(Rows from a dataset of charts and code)
[START]

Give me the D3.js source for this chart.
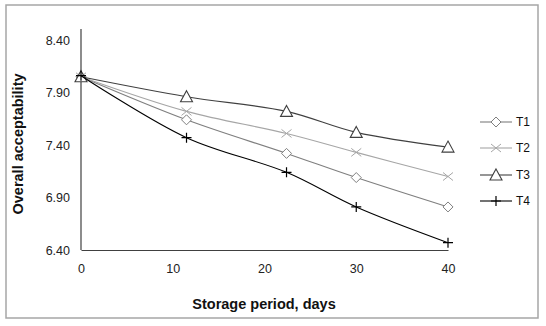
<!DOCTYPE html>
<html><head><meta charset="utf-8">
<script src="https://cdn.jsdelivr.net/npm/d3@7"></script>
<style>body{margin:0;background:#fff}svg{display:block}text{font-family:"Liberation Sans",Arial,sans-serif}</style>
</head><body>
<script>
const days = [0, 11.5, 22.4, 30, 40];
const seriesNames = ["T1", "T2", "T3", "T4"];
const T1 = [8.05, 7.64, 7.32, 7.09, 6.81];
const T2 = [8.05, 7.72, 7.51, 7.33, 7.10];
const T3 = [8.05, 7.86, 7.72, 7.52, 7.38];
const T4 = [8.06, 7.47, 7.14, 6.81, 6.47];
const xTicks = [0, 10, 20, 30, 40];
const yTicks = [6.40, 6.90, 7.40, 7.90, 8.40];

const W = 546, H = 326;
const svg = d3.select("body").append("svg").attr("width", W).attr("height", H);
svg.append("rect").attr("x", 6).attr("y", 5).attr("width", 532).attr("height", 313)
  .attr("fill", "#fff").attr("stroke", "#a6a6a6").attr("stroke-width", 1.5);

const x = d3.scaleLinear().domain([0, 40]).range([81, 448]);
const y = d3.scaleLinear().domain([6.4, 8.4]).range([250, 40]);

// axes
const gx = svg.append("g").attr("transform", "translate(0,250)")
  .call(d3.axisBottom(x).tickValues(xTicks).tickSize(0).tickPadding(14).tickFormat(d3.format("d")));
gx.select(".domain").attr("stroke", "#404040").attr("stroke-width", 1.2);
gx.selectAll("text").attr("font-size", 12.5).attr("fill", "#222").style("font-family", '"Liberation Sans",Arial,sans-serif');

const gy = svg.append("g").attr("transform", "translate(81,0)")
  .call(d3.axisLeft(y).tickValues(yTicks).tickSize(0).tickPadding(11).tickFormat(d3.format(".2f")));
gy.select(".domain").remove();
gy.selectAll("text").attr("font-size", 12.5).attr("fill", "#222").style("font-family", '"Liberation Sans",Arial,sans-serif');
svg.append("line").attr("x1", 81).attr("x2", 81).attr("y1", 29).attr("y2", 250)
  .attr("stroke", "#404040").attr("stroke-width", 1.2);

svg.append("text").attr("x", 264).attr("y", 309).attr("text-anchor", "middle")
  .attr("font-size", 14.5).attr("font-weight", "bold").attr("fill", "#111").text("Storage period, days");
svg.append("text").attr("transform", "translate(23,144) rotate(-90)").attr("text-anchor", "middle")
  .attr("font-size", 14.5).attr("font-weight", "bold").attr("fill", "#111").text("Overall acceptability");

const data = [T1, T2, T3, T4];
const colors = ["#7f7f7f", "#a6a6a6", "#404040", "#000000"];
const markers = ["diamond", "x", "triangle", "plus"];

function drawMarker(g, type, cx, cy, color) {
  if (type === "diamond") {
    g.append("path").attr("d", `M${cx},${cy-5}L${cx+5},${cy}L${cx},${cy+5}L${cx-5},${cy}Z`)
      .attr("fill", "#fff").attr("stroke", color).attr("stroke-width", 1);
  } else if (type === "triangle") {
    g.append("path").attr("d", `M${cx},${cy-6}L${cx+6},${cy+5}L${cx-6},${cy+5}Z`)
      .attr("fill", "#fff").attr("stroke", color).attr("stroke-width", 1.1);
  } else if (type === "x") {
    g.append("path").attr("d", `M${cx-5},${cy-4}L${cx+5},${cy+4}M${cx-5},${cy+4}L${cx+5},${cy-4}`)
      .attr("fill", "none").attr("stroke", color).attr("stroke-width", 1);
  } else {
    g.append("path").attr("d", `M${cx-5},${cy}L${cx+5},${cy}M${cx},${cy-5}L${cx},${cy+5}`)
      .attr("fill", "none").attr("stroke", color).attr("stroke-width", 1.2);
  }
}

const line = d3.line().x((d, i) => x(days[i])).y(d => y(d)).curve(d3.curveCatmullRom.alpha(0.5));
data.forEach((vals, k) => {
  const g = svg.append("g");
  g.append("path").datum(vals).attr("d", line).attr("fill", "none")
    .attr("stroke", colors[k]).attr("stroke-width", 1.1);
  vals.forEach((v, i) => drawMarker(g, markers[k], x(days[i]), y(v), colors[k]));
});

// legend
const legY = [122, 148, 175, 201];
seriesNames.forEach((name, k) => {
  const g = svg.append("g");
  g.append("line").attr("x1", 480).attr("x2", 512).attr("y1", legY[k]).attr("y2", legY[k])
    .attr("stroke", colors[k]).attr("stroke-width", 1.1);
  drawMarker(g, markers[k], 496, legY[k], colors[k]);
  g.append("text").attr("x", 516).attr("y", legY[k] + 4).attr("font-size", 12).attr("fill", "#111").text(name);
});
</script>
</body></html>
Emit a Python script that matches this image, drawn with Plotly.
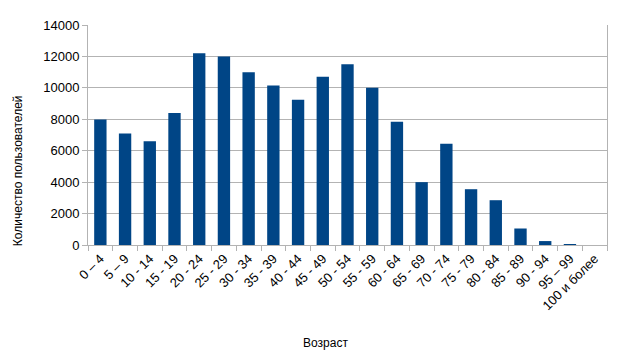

[END]

> _GIVEN PROBLEM_
Return the entries unchanged, save for the pictures, which do not belong in the copy.

> _TASK OUTPUT_
Give me the D3.js source for this chart.
<!DOCTYPE html>
<html><head><meta charset="utf-8">
<script src="https://cdn.jsdelivr.net/npm/d3@7"></script>
<style>body{margin:0;background:#fff}svg{display:block}text{font-family:"Liberation Sans",Arial,sans-serif}</style>
</head><body>
<script>
const days = [0, 11.5, 22.4, 30, 40];
const seriesNames = ["T1", "T2", "T3", "T4"];
const T1 = [8.05, 7.64, 7.32, 7.09, 6.81];
const T2 = [8.05, 7.72, 7.51, 7.33, 7.10];
const T3 = [8.05, 7.86, 7.72, 7.52, 7.38];
const T4 = [8.06, 7.47, 7.14, 6.81, 6.47];
const xTicks = [0, 10, 20, 30, 40];
const yTicks = [6.40, 6.90, 7.40, 7.90, 8.40];

const W = 546, H = 326;
const svg = d3.select("body").append("svg").attr("width", W).attr("height", H);
svg.append("rect").attr("x", 6).attr("y", 5).attr("width", 532).attr("height", 313)
  .attr("fill", "#fff").attr("stroke", "#a6a6a6").attr("stroke-width", 1.5);

const x = d3.scaleLinear().domain([0, 40]).range([81, 448]);
const y = d3.scaleLinear().domain([6.4, 8.4]).range([250, 40]);

// axes
const gx = svg.append("g").attr("transform", "translate(0,250)")
  .call(d3.axisBottom(x).tickValues(xTicks).tickSize(0).tickPadding(14).tickFormat(d3.format("d")));
gx.select(".domain").attr("stroke", "#404040").attr("stroke-width", 1.2);
gx.selectAll("text").attr("font-size", 12.5).attr("fill", "#222").style("font-family", '"Liberation Sans",Arial,sans-serif');

const gy = svg.append("g").attr("transform", "translate(81,0)")
  .call(d3.axisLeft(y).tickValues(yTicks).tickSize(0).tickPadding(11).tickFormat(d3.format(".2f")));
gy.select(".domain").remove();
gy.selectAll("text").attr("font-size", 12.5).attr("fill", "#222").style("font-family", '"Liberation Sans",Arial,sans-serif');
svg.append("line").attr("x1", 81).attr("x2", 81).attr("y1", 29).attr("y2", 250)
  .attr("stroke", "#404040").attr("stroke-width", 1.2);

svg.append("text").attr("x", 264).attr("y", 309).attr("text-anchor", "middle")
  .attr("font-size", 14.5).attr("font-weight", "bold").attr("fill", "#111").text("Storage period, days");
svg.append("text").attr("transform", "translate(23,144) rotate(-90)").attr("text-anchor", "middle")
  .attr("font-size", 14.5).attr("font-weight", "bold").attr("fill", "#111").text("Overall acceptability");

const data = [T1, T2, T3, T4];
const colors = ["#7f7f7f", "#a6a6a6", "#404040", "#000000"];
const markers = ["diamond", "x", "triangle", "plus"];

function drawMarker(g, type, cx, cy, color) {
  if (type === "diamond") {
    g.append("path").attr("d", `M${cx},${cy-5}L${cx+5},${cy}L${cx},${cy+5}L${cx-5},${cy}Z`)
      .attr("fill", "#fff").attr("stroke", color).attr("stroke-width", 1);
  } else if (type === "triangle") {
    g.append("path").attr("d", `M${cx},${cy-6}L${cx+6},${cy+5}L${cx-6},${cy+5}Z`)
      .attr("fill", "#fff").attr("stroke", color).attr("stroke-width", 1.1);
  } else if (type === "x") {
    g.append("path").attr("d", `M${cx-5},${cy-4}L${cx+5},${cy+4}M${cx-5},${cy+4}L${cx+5},${cy-4}`)
      .attr("fill", "none").attr("stroke", color).attr("stroke-width", 1);
  } else {
    g.append("path").attr("d", `M${cx-5},${cy}L${cx+5},${cy}M${cx},${cy-5}L${cx},${cy+5}`)
      .attr("fill", "none").attr("stroke", color).attr("stroke-width", 1.2);
  }
}

const line = d3.line().x((d, i) => x(days[i])).y(d => y(d)).curve(d3.curveCatmullRom.alpha(0.5));
data.forEach((vals, k) => {
  const g = svg.append("g");
  g.append("path").datum(vals).attr("d", line).attr("fill", "none")
    .attr("stroke", colors[k]).attr("stroke-width", 1.1);
  vals.forEach((v, i) => drawMarker(g, markers[k], x(days[i]), y(v), colors[k]));
});

// legend
const legY = [122, 148, 175, 201];
seriesNames.forEach((name, k) => {
  const g = svg.append("g");
  g.append("line").attr("x1", 480).attr("x2", 512).attr("y1", legY[k]).attr("y2", legY[k])
    .attr("stroke", colors[k]).attr("stroke-width", 1.1);
  drawMarker(g, markers[k], 496, legY[k], colors[k]);
  g.append("text").attr("x", 516).attr("y", legY[k] + 4).attr("font-size", 12).attr("fill", "#111").text(name);
});
</script>
</body></html>
Emit a Python script that matches this image, drawn with Plotly.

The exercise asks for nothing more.